Lightning Bolt is a card everyone knows, and fewer Commander players actually run. At roughly $0.80 in standard printings, it is a genuine multi-format staple in 60-card formats where dealing three damage to a player's face closes games. In a 40-life format played against three opponents, that calculus shifts considerably. Its inclusion here reads more as brand recognition than format optimization. Thrill of Possibility earns legitimate slots in Izzet and discard-synergy builds as an instant-speed loot effect, which matters in graveyard and flashback strategies that want to pitch cards on opponents' turns. Deadly Dispute has become a genuine EDH staple in artifact-heavy lists and anything generating treasure tokens or expendable permanents: paying one mana and sacrificing a token for two cards and a treasure is an efficient two-for-one the format has embraced widely since the card's printing. Neither Thrill nor Deadly Dispute individually breaks $0.50 on the secondary market, but if you run an Oswald Fiddlebender or a Prosper, Tome-Bound build, the Deadpool version of Deadly Dispute will at minimum make your tablemates look twice.

The raw value picture against the $29.99 Traditional non-foil price gives you the clearest buy-or-skip signal available. If you simply need a Sol Ring and Lightning Greaves for a new deck, standard printings of both are available under $6 combined at any game store or secondary market platform. Buying this drop for playable copies alone is not a financially sound decision. That is not, however, what Secret Lair is selling.

The drop comes in three tiers: Traditional non-foil at $29.99, Foil at a higher price point, and a premium "Pool Party" edition with limited production runs and pricing Wizards has not publicly confirmed per-unit. The Pool Party tier is where speculative attention will concentrate. Previous alt-art Sol Rings from pop-culture crossover drops offer a useful price benchmark: the Sonic the Hedgehog variant has settled around $12.85 on the secondary market, and the Spider-Man version sits near $12.13, both well below the $29.99 retail buy-in but at a meaningful premium over the $2 to $3 cost of a standard printing. Pool Party foils of Sol Ring and Lightning Greaves from this drop could land significantly higher, particularly if the 2025 Deadpool drop's sell-out velocity repeats.

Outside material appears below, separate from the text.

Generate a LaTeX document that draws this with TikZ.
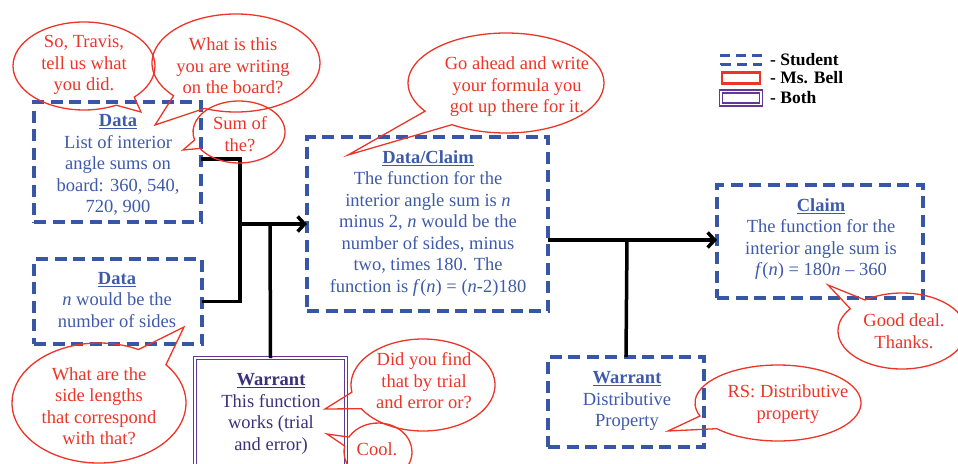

That 2025 drop cleared inventory quickly enough that collectors who waited paid secondary market premiums for weeks afterward. April Pool's Day now has two consecutive data points showing it generates outsized early demand. Based on that pattern, the safest window for the Pool Party edition is the current live sale period at the official Secret Lair storefront, not whatever the aftermarket looks like once the April 1 rush clears.

There is a second access point with different implications: non-foil Traditional copies will be available at participating WPN game stores at a later, unspecified date. That retail window should dampen secondary market pressure on the Traditional tier specifically, making it a less interesting speculative target and a reasonable patience play for the Commander player who wants a Deadpool Sol Ring without paying resale rates.

The timing of this release carries context beyond the calendar gag. Wizards has a Marvel Super Heroes set arriving in summer 2026, and back-to-back April Pool's Day drops with Deadpool serve as deliberate audience preparation: two years of establishing the character's voice within Magic's card frame before the full set gives him mechanical treatment. Deadpool's in-character "corrections" to existing card art map cleanly onto a Secret Lair format that has always leaned on winking self-reference to justify its premium pricing. Whether that framing is charming or exhausting probably correlates directly with how you feel about spending nearly $30 on $6.60 worth of cardboard.

Commander players who already own Sol Ring and Lightning Greaves in any printing have no urgent deckbuilding reason to act. The Traditional tier will likely settle in the $12 to $15 range on secondary market based on crossover-drop precedent. The Pool Party foil is the genuine unknown. Based on what April 2025 demonstrated about this specific promotion's demand curve, the players most likely to regret their timing are not the ones who ordered on day one.